The tweet spot
Social media is not a means of creating narcissism, but rather a way to revel in our accomplishments and improve ourselves
Last week, my fellow Monday columnist Meredith Berger offered her commentary on the narcissism complex that exists in our generation. She attributes this problem to the pervasiveness of social networking sites and to the false sense of pride that our prowess at video games creates. Although I ultimately decided that I had a different take on this phenomenon than the one Ms. Berger provides, let me preface my argument by saying that I thoroughly enjoyed her column. It was well-written, well-researched, and prompted an intense inner dialogue and debate for me.
I do agree that the extent to which members of our generation constantly update each other on their most trivial thoughts and actions is stunning. Technology has presented us with unprecedented opportunities to indulge in self-absorption. Unlike Ms. Berger, however, I choose to draw a distinction between narcissism and self-confidence; between self-obsession and self-promotion; between self-awareness and self-loathing. I do not see an inherent threat to productivity if we continue to humor ourselves with “deluded self-conceptions.”
Rather, I find worrisome the idea that we should instead “accept our faults” as well as the “truth of our mediocrity.” I take a slightly more optimistic approach to addressing this narcissism problem, because I believe a society full of self-loathing citizens who openly acknowledge their own inadequacy could be just as harmful, and just as privy to depression and suicide, as one filled with narcissism.
In her column, Ms. Berger suggests that we must face the fact that no one truly cares what we post on Facebook and no one will ever quote our tweets as inspirational adages. Although we may try, we cannot cite our 5,000 friends on Facebook as evidence of our amicability and there is no place for our Modern Warfare “Prestige” title on a resume. But does this mean that we should stop using social networking? Should we stop being excited about our day-to-day feats, even if they are insignificant? I do not take issue with the contention that we have more exposure as human beings than ever before.
But if we are to combat this overexposure and its associated narcissism, how should we do it? I fear that in attempting to eliminate unwarranted narcissism, we would also do away with our small pleasures and our hobbies. Sure, maybe only my three closest friends will read my 140-character existential crisis. But if it helps me to write it, and if I’ve successfully released a musing into the world, I do not see any harm in that, nor do I think I should stop doing it or feel ashamed of it.
Along with our constant exposure and access to virtual interaction comes a sense of obligation to “market” ourselves to others. Over and over again we are told that getting into college is competitive, the job market is competitive, and the “real world” is dog-eat-dog. Others’ expectations of our arduous futures do compel us to prove ourselves. And while it may be silly to take pride in a perfect score on Just Dance, I would argue that to do so, and even to tell people about it, is simply a programmed behavior. Ms. Berger characterizes members of our generation as self-centered because we seem to impulsively “recite our resumes.” But in today’s world, I would argue that it is not self-absorption but rather practicality and necessity that drive us to do so, even if the feats were are citing have no relative significance.

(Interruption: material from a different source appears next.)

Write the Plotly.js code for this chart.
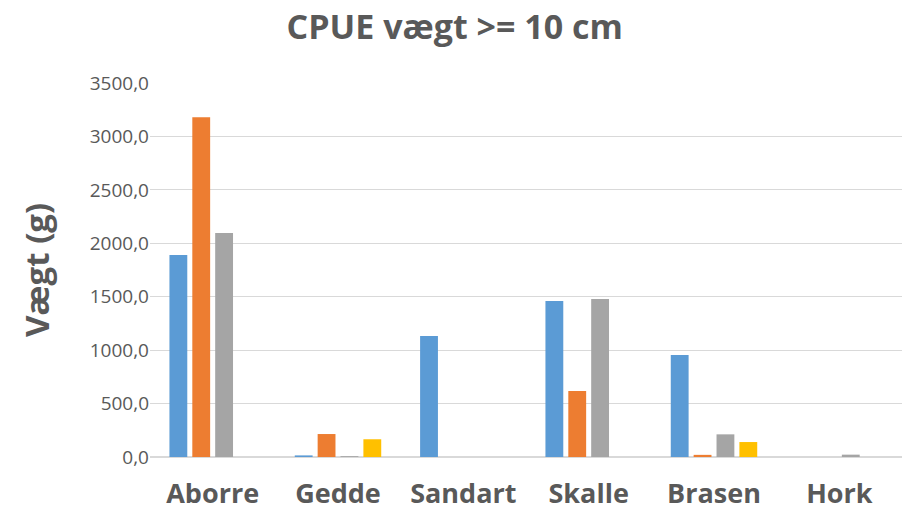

Beyond the fact that being aware and proud of our talents both big and small can help us to be successful, we must also consider this simple truth: people like to achieve. In most cases it is all in good fun; by no means is our puerile self-satisfaction a problem for society. The logical jump that self-satisfaction will lead to complacency is a broad one to make. While I am glad when a new friend adds me on Facebook or when someone “favorites” my tweets, these things will certainly not prevent me from seeking out actual human interaction or deep, meaningful connections. Likewise, winning a round of NBA 2K13 will not delude someone into believing he no longer needs to do his schoolwork or search for employment because he is already successful. It will just make him happy, and that’s okay.

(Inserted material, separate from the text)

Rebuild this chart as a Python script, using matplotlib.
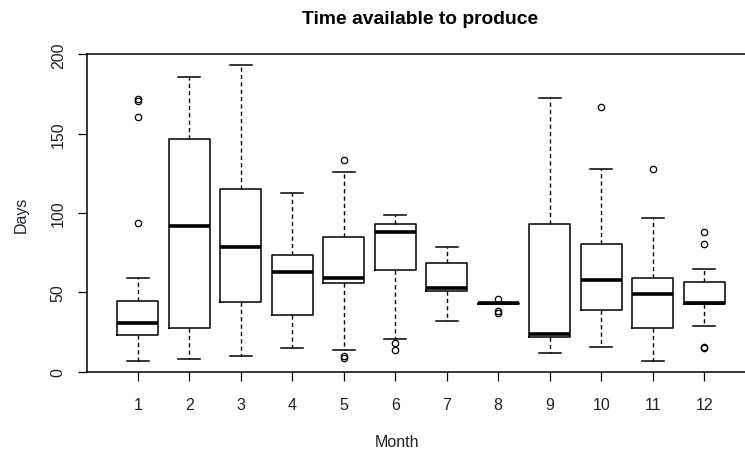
import matplotlib
matplotlib.use("Agg")
import matplotlib.pyplot as plt

plt.rcParams['font.family'] = ['Liberation Sans', 'DejaVu Sans']

months = ["1", "2", "3", "4", "5", "6", "7", "8", "9", "10", "11", "12"]
whislo = [6.7, 8.0, 10.1, 14.9, 13.7, 20.6, 31.7, 43.0, 12.0, 15.5, 6.7, 29.0]
q1     = [23.1, 27.5, 43.9, 35.7, 55.8, 64.2, 50.6, 42.8, 21.8, 38.8, 27.5, 42.6]
med    = [30.7, 91.9, 78.5, 63.0, 59.0, 88.1, 52.7, 43.0, 23.7, 57.9, 48.9, 43.2]
q3     = [44.3, 146.9, 115.0, 73.5, 84.8, 93.2, 68.4, 43.2, 93.2, 80.4, 59.0, 56.5]
whishi = [59.2, 185.7, 193.1, 112.5, 125.9, 98.8, 78.5, 43.0, 172.5, 127.8, 96.8, 64.7]
fliers = [
    [171.8, 170.8, 160.5, 93.6],
    [],
    [],
    [],
    [133.5, 10.1, 8.6],
    [18.1, 13.7],
    [],
    [45.8, 38.4, 37.0],
    [],
    [166.8],
    [127.8],
    [88.1, 80.4, 15.1, 15.3],
]

stats = []
for i, m in enumerate(months):
    stats.append(dict(label=m, whislo=whislo[i], q1=q1[i], med=med[i],
                      q3=q3[i], whishi=whishi[i], fliers=fliers[i]))

W, H = 745, 452
fig = plt.figure(figsize=(W / 100, H / 100), dpi=100)
ax = fig.add_axes([87.3 / W, (H - 373.3) / H, 667.4 / W, (373.3 - 54.7) / H])

ax.bxp(stats, positions=range(1, 13), widths=0.8, capwidths=0.42,
       boxprops=dict(color='black', linewidth=1.1),
       whiskerprops=dict(color='black', linewidth=1.0, linestyle=(0, (3, 2.3))),
       capprops=dict(color='black', linewidth=1.1),
       medianprops=dict(color='black', linewidth=2.6, solid_capstyle='butt'),
       flierprops=dict(marker='o', markersize=4.6, markerfacecolor='none',
                       markeredgecolor='black', markeredgewidth=0.9,
                       linestyle='none'))

ax.set_xlim(0.02, 12.98)
ax.set_ylim(-0.44, 200.44)
ax.set_yticks([0, 50, 100, 150, 200])
ax.set_yticklabels(["0", "50", "100", "150", "200"], rotation=90, va='center')
ax.set_xticks(range(1, 13))
ax.set_xticklabels(months)
ax.tick_params(axis='both', direction='out', length=6.5, width=0.9,
               labelsize=11.5, colors='black', labelcolor='#222222')
ax.tick_params(axis='x', pad=11)
ax.tick_params(axis='y', pad=9)
for s in ax.spines.values():
    s.set_linewidth(1.1)

fig.text(420 / W, 1 - 24 / H, "Time available to produce", fontsize=13.9,
         fontweight='bold', ha='center', va='baseline', color='black')
fig.text(397 / W, 1 - 443 / H, "Month", fontsize=11.5, ha='center',
         va='center', color='#222222')
fig.text(21 / W, 1 - 215 / H, "Days", fontsize=11.5, ha='center',
         va='center', rotation=90, color='#1a2238')

fig.savefig("out.png", dpi=100)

While Ms. Berger’s argument sounds strong, when you begin to consider possible cures to our narcissism, you realize that the result would be an incredibly downtrodden, depressed citizenry. Take, as an example, college rejection letters. Should they — instead of tempering the blow — be sweepingly negative, or even specifically critical? Should they begin, “We’re sorry. There was no way that you were up to our standards. Your SAT score particularly convinced us of your incompetence…” There is danger in merely “accepting” our faults. Shouldn’t we instead consistently strive to recognize and overcome them? If we staunchly embrace the fact that we will never be anything but mediocre, from where should our motivation stem? Rather than mocking people for behaviors such as “playing celebrity” on Twitter, we should encourage them to aspire to actual notability one day. Ultimately, there may be a slight risk in our increasing narcissism, but I would argue that to replace our current attitude with its exact antithesis, one of striking and unforgiving self-awareness, would be equally problematic.